MSC5103 Crime Victims
MSC6103 Critical Issues in Justice

Fall II

MSC5603 Advanced Research Methods
MSC Core Elective

Spring I

MSC5863 Advanced Studies in Criminological Theory
MSC5823 Diversity and Crime

Spring II

MSC5363 Theories of Justice
MSC Core Elective

Summer I

MSC5713 Resocialization of Law Violators
MSC6873 Practicum or Field Study

Summer II

MSC6363 Leadership in Criminal Justice
MSC Core Elective

Master of Science in Criminology
  • Criminology Core Courses (24 credit hours)
  • Criminology Electives (6 credit hours)
  • Master’s Thesis (6 credit hours)

Fall I

MSC5103 Crime Victims
MSC6103 Critical Issues in Justice

Fall II

MSC5603 Advanced Research Methods
MSC Core Elective

Spring I

MSC5863 Advanced Studies in Criminological Theory
MSC5823 Diversity and Crime

Spring II

MSC5363 Theories of Justice
MSC Core Elective

Summer I

MSC5713 Resocialization of Law Violators
MSC6873 Practicum or Field Study

Summer II

MSC6886 Master’s Thesis Hours (6)

Course Descriptions

5103 Crime Victims

Analysis of the victimology model. Emphasis is on the victim, the aca­demic institutional perspective, the criminal justice perspective, and the statistical approach.

5603 Advanced Research Methods

In this course students create, synthesize, and defend one of four types of a mixed method research design, students are expected to have had a basic research course, which included qualitative and quantitative data methods.
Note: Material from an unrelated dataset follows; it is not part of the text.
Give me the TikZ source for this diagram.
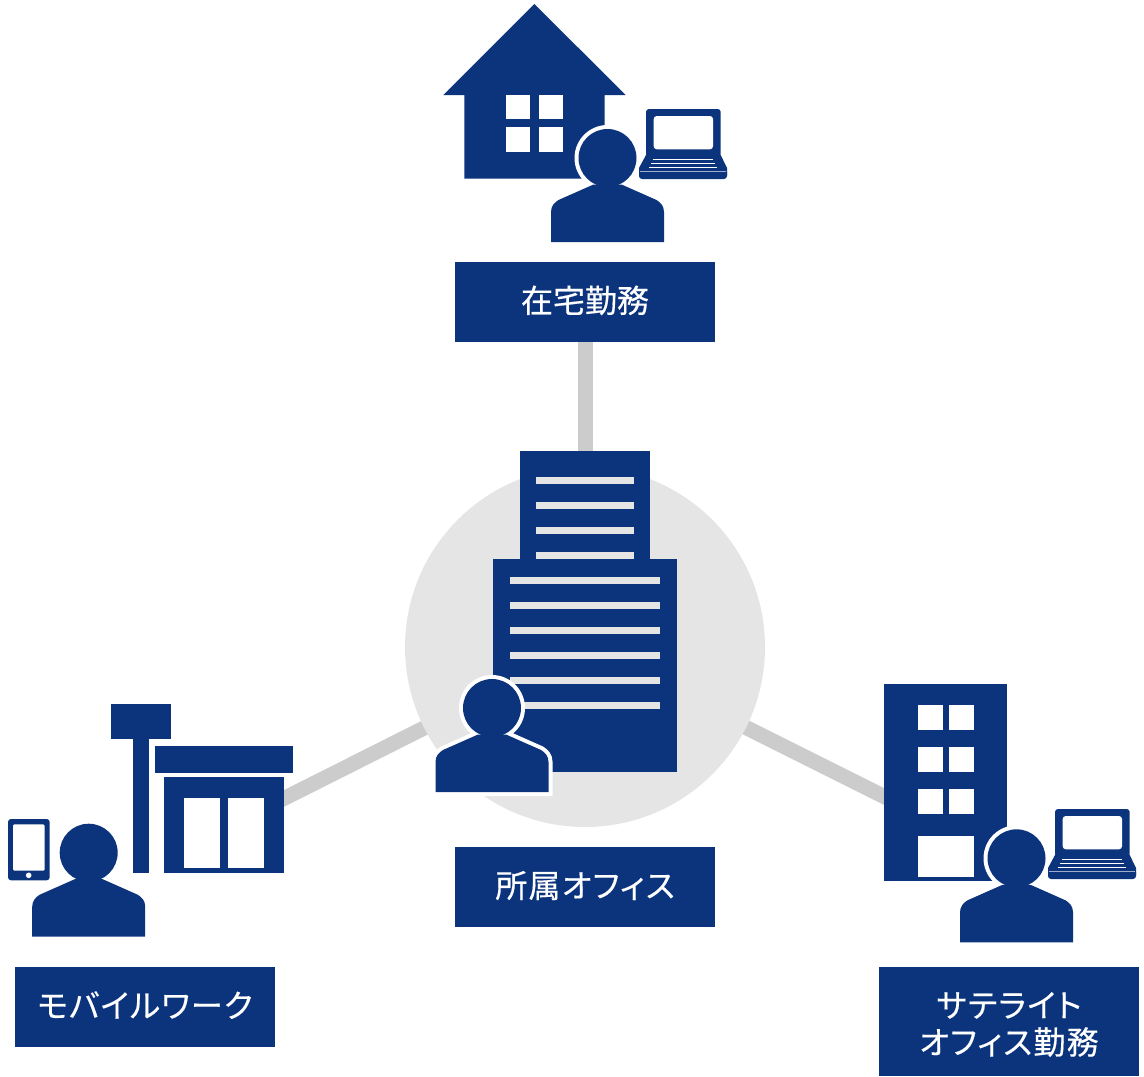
\documentclass[tikz,border=0pt]{standalone}
\usepackage{fontspec}
\newfontfamily\jpfont[FakeBold=0.4,RawFeature={+palt}]{Noto Sans CJK JP}
\newfontfamily\kanafont[FakeBold=0.4,RawFeature={+palt},LetterSpace=4]{Noto Sans CJK JP}
\usetikzlibrary{backgrounds}
\definecolor{navy}{HTML}{0B347D}
\definecolor{hubgray}{HTML}{E5E5E5}
\definecolor{bargray}{HTML}{CCCCCC}
\tikzstyle{solidnavy}=[fill=navy,draw=none]
\tikzstyle{hole}=[fill=white,draw=none]
\tikzstyle{slit}=[fill=hubgray,draw=none]
\tikzstyle{tagbox}=[fill=navy,text=white,font=\kanafont\fontsize{16pt}{18.5pt}\selectfont,minimum width=130pt,inner sep=0pt,align=center]
\tikzstyle{singlebox}=[tagbox,minimum height=40pt,text height=15pt,text depth=4.5pt]
\tikzstyle{bar}=[draw=bargray,line width=7.5pt]
\newcommand{\workerbody}{(-56.5,84) -- (-56.5,54) .. controls (-56.5,48) and (-53,44.5) .. (-49,42) -- (-14,26.5) -- (14,26.5) -- (49,42) .. controls (53,44.5) and (56.5,48) .. (56.5,54) -- (56.5,84) -- cycle}
\tikzset{
  pics/worker/.style={code={
    \fill[hole] (0,0) circle (33);
    \fill[solidnavy] \workerbody;
    \fill[solidnavy] (0,0) circle (29);
  }},
  pics/laptop/.style={code={
    \fill[solidnavy,rounded corners=1.5pt] (0,0) rectangle (74.7,48);
    \fill[hole,rounded corners=1.5pt] (7.7,7) rectangle (67,40.3);
    \fill[solidnavy] (0,46) -- (74.7,46) -- (81,59) -- (81,66) -- (-7,66) -- (-7,59) -- cycle;
    \fill[solidnavy,rounded corners=1.5pt] (-7,60) rectangle (81,70);
    \fill[hole] (6.7,49.6) rectangle (67,50.9);
    \fill[hole] (4.7,53.6) rectangle (69,54.9);
    \fill[hole] (3,57.6) rectangle (71.3,58.9);
    \fill[fill=white,opacity=0.6] (-6,61.6) rectangle (80,62.4);
  }}
}
\begin{document}
\begin{tikzpicture}[x=0.5pt,y=-0.5pt]
        \useasboundingbox (0,0) rectangle (1144,1076);
        \node[circle,fill=hubgray,minimum size=180pt,inner sep=0pt] (hub) at (585,647) {};
        \node[singlebox,font=\jpfont\fontsize{16pt}{18.5pt}\selectfont] (home) at (585,302) {在宅勤務};
        \node[singlebox] (office) at (585,887) {所属オフィス};
        \node[singlebox] (mobile) at (145,1007) {モバイルワーク};
        \node[tagbox,minimum height=54.5pt] (satellite) at (1009,1021.5) {\rule{0pt}{15.5pt}サテライト\\オフィス勤務};
        \coordinate (shop) at (270,805.5);
        \coordinate (tower) at (895,802);
        %
        \begin{pgfonlayer}{background}
            \draw[bar] (home) -- (hub.center);
            \draw[bar] (shop) -- (hub.center);
            \draw[bar] (tower) -- (hub.center);
        \end{pgfonlayer}
        %
        % house
        \fill[solidnavy] (534.3,4) -- (625.7,95) -- (604.7,95) -- (604.7,178.7) -- (464.3,178.7) -- (464.3,95) -- (443.3,95) -- cycle;
        \fill[hole] (506,95.3) rectangle (530.3,119.3);
        \fill[hole] (539,95.3) rectangle (563,119.3);
        \fill[hole] (506,127.3) rectangle (530.3,151.7);
        \fill[hole] (539,127.3) rectangle (563,151.7);
        \pic at (607.5,158) {worker};
        \pic at (646,109) {laptop};
        %
        % office
        \fill[solidnavy] (520,451) rectangle (650,560);
        \fill[slit] (536.3,476.8) rectangle (633.7,484.3);
        \fill[slit] (536.3,501.8) rectangle (633.7,509.3);
        \fill[slit] (536.3,526.8) rectangle (633.7,534.3);
        \fill[slit] (536.3,551.8) rectangle (633.7,559.3);
        \fill[solidnavy] (493.3,559.3) rectangle (676.7,772.3);
        \fill[slit] (509.7,576.7) rectangle (660.3,584.2);
        \fill[slit] (509.7,601.7) rectangle (660.3,609.2);
        \fill[slit] (509.7,626.7) rectangle (660.3,634.2);
        \fill[slit] (509.7,651.7) rectangle (660.3,659.2);
        \fill[slit] (509.7,676.7) rectangle (660.3,684.2);
        \fill[slit] (509.7,701.7) rectangle (660.3,709.2);
        \begin{scope}[shift={(492,708)}]
            \draw[white,line width=4pt,miter limit=10] \workerbody;
            \pic at (0,0) {worker};
        \end{scope}
        %
        % shop
        \fill[solidnavy] (111,704) rectangle (171,739);
        \fill[solidnavy] (132.7,739) rectangle (149.3,872.7);
        \fill[solidnavy] (155.3,745.7) rectangle (293.3,773.3);
        \fill[solidnavy] (164.3,776.7) rectangle (284.3,872.7);
        \fill[hole] (184,798) rectangle (220.3,868.3);
        \fill[hole] (228,798) rectangle (264.3,868.3);
        \fill[solidnavy,rounded corners=1.5pt] (8,819) rectangle (49.7,880.3);
        \fill[hole,rounded corners=0.7pt] (13,824.3) rectangle (44.7,870.7);
        \fill[hole] (28.7,875.3) circle (2.8);
        \pic at (88.7,852.7) {worker};
        %
        % satellite building
        \fill[solidnavy] (884.3,684.3) rectangle (1007.3,880.7);
        \fill[hole] (918,705.3) rectangle (942.7,730.3);
        \fill[hole] (949,705.3) rectangle (974,730.3);
        \fill[hole] (918,747) rectangle (942.7,772);
        \fill[hole] (949,747) rectangle (974,772);
        \fill[hole] (918,789) rectangle (942.7,814);
        \fill[hole] (949,789) rectangle (974,814);
        \fill[hole] (918,835.7) rectangle (974,876.7);
        \pic at (1016.5,858.3) {worker};
        \pic at (1055,809) {laptop};
\end{tikzpicture}
\end{document}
6103 Critical Issues in Justice

This course analyzes contemporary issues confronting the criminal justice system. The topics change over-time, reflecting current issues facing the system, e.g., the death penalty, restorative justice, or eth­ics.

5863 Criminological Theory

This course is an advanced theory course on criminological theory. Students complete an in-depth analysis of contemporary theories.

5823 Diversity and Crime

This course critically examines major theories, research findings, poli­cies, and controversies concerning race/ethnicity, gender, class, sexu­ality and crime.

5363 Theories of Justice 3

This course explores one of the most prominent theoretical construc­tions of justice compared to other concepts of justice: John Rawl’s Theory of Justice.

5713 Resocialization of Law Violators

A major objective of correctional agencies has been to change per­sons convicted of crime so that they are reformed, resocialized, treated, or modified. This course deals with the issue of such changes and examines techniques of producing changes.

6873 Practicum or Field Study  

Students sign a contract and are placed with criminal justice agencies for a minimum of forty hours per credit hour. Students will keep field notes, be evaluated at the practicum site, and write a paper directly related to the practicum assignment.

6886 Master’s Thesis Hours  

Crafting and editing the master’s thesis consisting of original research in the field of criminology and approval of the student’s the­sis committee. Final course prior to graduation from program. Course may be repeated until master thesis is completed and defended according to departmental standards.

6563 Leadership in Criminal Justice  

Focuses on leadership and administration of criminal justice institutions.  Topics include ethics, organizational change, power and influence, conflict, and communication.